Without naming Iran, the US president also warned other countries not to meddle in Iraq’s affairs.

"Just as Iraq has pledged not to interfere in other nations, other nations must not interfere in Iraq," he said.

Maliki's visit symbolized the end of an episode that shown up deep divisions in American politics, damaged the US image abroad and sparked sectarian carnage while killing nearly 4,500 US troops and tens of thousands of Iraqis.

Obama's vow to end the war launched by his predecessor George W. Bush in 2003 underpinned his campaign for the presidency in 2008.

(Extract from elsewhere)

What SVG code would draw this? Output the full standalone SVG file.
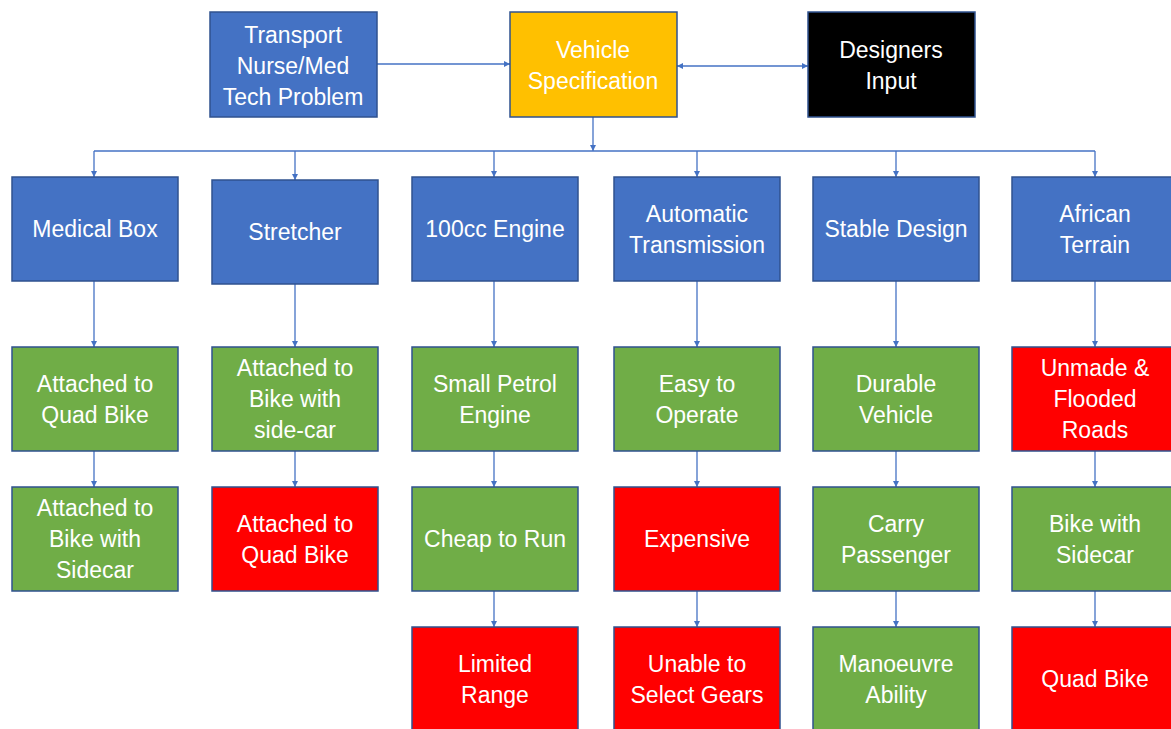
<svg xmlns="http://www.w3.org/2000/svg" width="1171" height="729" viewBox="0 0 1171 729">
<style>
.n rect{stroke:#2F528F;stroke-width:1.5}
.b{fill:#4472C4}.g{fill:#70AD47}.r{fill:#FF0000}.y{fill:#FFC000}.k{fill:#000000}
text{font-family:"Liberation Sans","Noto Sans",sans-serif;font-size:23px;fill:#FFFFFF;text-anchor:middle;dominant-baseline:central}
#connectors path{stroke:#4472C4;stroke-width:1.3;fill:none}
</style>
<defs>
<marker id="ah" viewBox="0 0 10 10" refX="10" refY="5" markerWidth="6" markerHeight="6" orient="auto-start-reverse" markerUnits="userSpaceOnUse"><path d="M0,0 L10,5 L0,10 z" fill="#4472C4"/></marker>
</defs>
<rect width="1171" height="729" fill="#FFFFFF"/>
<g id="connectors">
<path d="M377,64 H510" marker-end="url(#ah)"/>
<path d="M677,66 H808" marker-start="url(#ah)" marker-end="url(#ah)"/>
<path d="M593,117 V151" marker-end="url(#ah)"/>
<path d="M94,151 H1095"/>
<path d="M94,151 V177" marker-end="url(#ah)"/>
<path d="M295,151 V180" marker-end="url(#ah)"/>
<path d="M494,151 V177" marker-end="url(#ah)"/>
<path d="M697,151 V177" marker-end="url(#ah)"/>
<path d="M896,151 V177" marker-end="url(#ah)"/>
<path d="M1095,151 V177" marker-end="url(#ah)"/>
<path d="M94,281 V347" marker-end="url(#ah)"/>
<path d="M295,284 V347" marker-end="url(#ah)"/>
<path d="M494,281 V347" marker-end="url(#ah)"/>
<path d="M697,281 V347" marker-end="url(#ah)"/>
<path d="M896,281 V347" marker-end="url(#ah)"/>
<path d="M1095,281 V347" marker-end="url(#ah)"/>
<path d="M94,451 V487" marker-end="url(#ah)"/>
<path d="M295,451 V487" marker-end="url(#ah)"/>
<path d="M494,451 V487" marker-end="url(#ah)"/>
<path d="M697,451 V487" marker-end="url(#ah)"/>
<path d="M896,451 V487" marker-end="url(#ah)"/>
<path d="M1095,451 V487" marker-end="url(#ah)"/>
<path d="M494,591 V627" marker-end="url(#ah)"/>
<path d="M697,591 V627" marker-end="url(#ah)"/>
<path d="M896,591 V627" marker-end="url(#ah)"/>
<path d="M1095,591 V627" marker-end="url(#ah)"/>
</g>
<g id="transport" class="n"><rect class="b" x="210" y="12" width="167" height="105"/><text x="293" y="35">Transport</text><text x="293" y="66">Nurse/Med</text><text x="293" y="97">Tech Problem</text></g>
<g id="vehicle-spec" class="n"><rect class="y" x="510" y="12" width="167" height="105"/><text x="593" y="50">Vehicle</text><text x="593" y="81">Specification</text></g>
<g id="designers" class="n"><rect class="k" x="808" y="12" width="167" height="105"/><text x="891" y="50">Designers</text><text x="891" y="81">Input</text></g>

<g id="medical-box" class="n"><rect class="b" x="12" y="177" width="166" height="104"/><text x="95" y="229">Medical Box</text></g>
<g id="stretcher" class="n"><rect class="b" x="212" y="180" width="166" height="104"/><text x="295" y="232">Stretcher</text></g>
<g id="engine" class="n"><rect class="b" x="412" y="177" width="166" height="104"/><text x="495" y="229">100cc Engine</text></g>
<g id="transmission" class="n"><rect class="b" x="614" y="177" width="166" height="104"/><text x="697" y="214">Automatic</text><text x="697" y="245">Transmission</text></g>
<g id="stable" class="n"><rect class="b" x="813" y="177" width="166" height="104"/><text x="896" y="229">Stable Design</text></g>
<g id="terrain" class="n"><rect class="b" x="1012" y="177" width="166" height="104"/><text x="1095" y="214">African</text><text x="1095" y="245">Terrain</text></g>

<g id="med-quad" class="n"><rect class="g" x="12" y="347" width="166" height="104"/><text x="95" y="384">Attached to</text><text x="95" y="415">Quad Bike</text></g>
<g id="str-side" class="n"><rect class="g" x="212" y="347" width="166" height="104"/><text x="295" y="368">Attached to</text><text x="295" y="399">Bike with</text><text x="295" y="430">side-car</text></g>
<g id="petrol" class="n"><rect class="g" x="412" y="347" width="166" height="104"/><text x="495" y="384">Small Petrol</text><text x="495" y="415">Engine</text></g>
<g id="easy" class="n"><rect class="g" x="614" y="347" width="166" height="104"/><text x="697" y="384">Easy to</text><text x="697" y="415">Operate</text></g>
<g id="durable" class="n"><rect class="g" x="813" y="347" width="166" height="104"/><text x="896" y="384">Durable</text><text x="896" y="415">Vehicle</text></g>
<g id="unmade" class="n"><rect class="r" x="1012" y="347" width="166" height="104"/><text x="1095" y="368">Unmade &amp;</text><text x="1095" y="399">Flooded</text><text x="1095" y="430">Roads</text></g>

<g id="med-side" class="n"><rect class="g" x="12" y="487" width="166" height="104"/><text x="95" y="508">Attached to</text><text x="95" y="539">Bike with</text><text x="95" y="570">Sidecar</text></g>
<g id="str-quad" class="n"><rect class="r" x="212" y="487" width="166" height="104"/><text x="295" y="524">Attached to</text><text x="295" y="555">Quad Bike</text></g>
<g id="cheap" class="n"><rect class="g" x="412" y="487" width="166" height="104"/><text x="495" y="539">Cheap to Run</text></g>
<g id="expensive" class="n"><rect class="r" x="614" y="487" width="166" height="104"/><text x="697" y="539">Expensive</text></g>
<g id="passenger" class="n"><rect class="g" x="813" y="487" width="166" height="104"/><text x="896" y="524">Carry</text><text x="896" y="555">Passenger</text></g>
<g id="bike-sidecar" class="n"><rect class="g" x="1012" y="487" width="166" height="104"/><text x="1095" y="524">Bike with</text><text x="1095" y="555">Sidecar</text></g>

<g id="range" class="n"><rect class="r" x="412" y="627" width="166" height="104"/><text x="495" y="664">Limited</text><text x="495" y="695">Range</text></g>
<g id="gears" class="n"><rect class="r" x="614" y="627" width="166" height="104"/><text x="697" y="664">Unable to</text><text x="697" y="695">Select Gears</text></g>
<g id="manoeuvre" class="n"><rect class="g" x="813" y="627" width="166" height="104"/><text x="896" y="664">Manoeuvre</text><text x="896" y="695">Ability</text></g>
<g id="quad" class="n"><rect class="r" x="1012" y="627" width="166" height="104"/><text x="1095" y="679">Quad Bike</text></g>
</svg>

When he took office, more than 150,000 US troops were still in Iraq, but the president said the last of them would be home by the Christmas holidays .

Around 6,000 US troops remain stationed in Iraq on three bases, down from peaks of nearly 170,000 soldiers and 505 bases.

Some 157 uniformed US soldiers and up to 763 civilian contractors will remain to help train Iraqi forces under the authority of the sprawling US embassy in Baghdad.

Meanwhile, Tehran turned down Obama's request to return a sophisticated US drone, with a foreign ministry spokesman stressing the aircraft violated Iranian airspace.

Iran last week displayed on state television what it said was the drone. A lawmaker said the Islamic republic was unlocking the aircraft's software and was going to reverse-engineer the drone.

Obama on Monday acknowledged that Iran was holding the reconnaissance drone a bat-winged RQ-170 Sentinel by saying: "We've asked for it back. We'll see how the Iranians respond."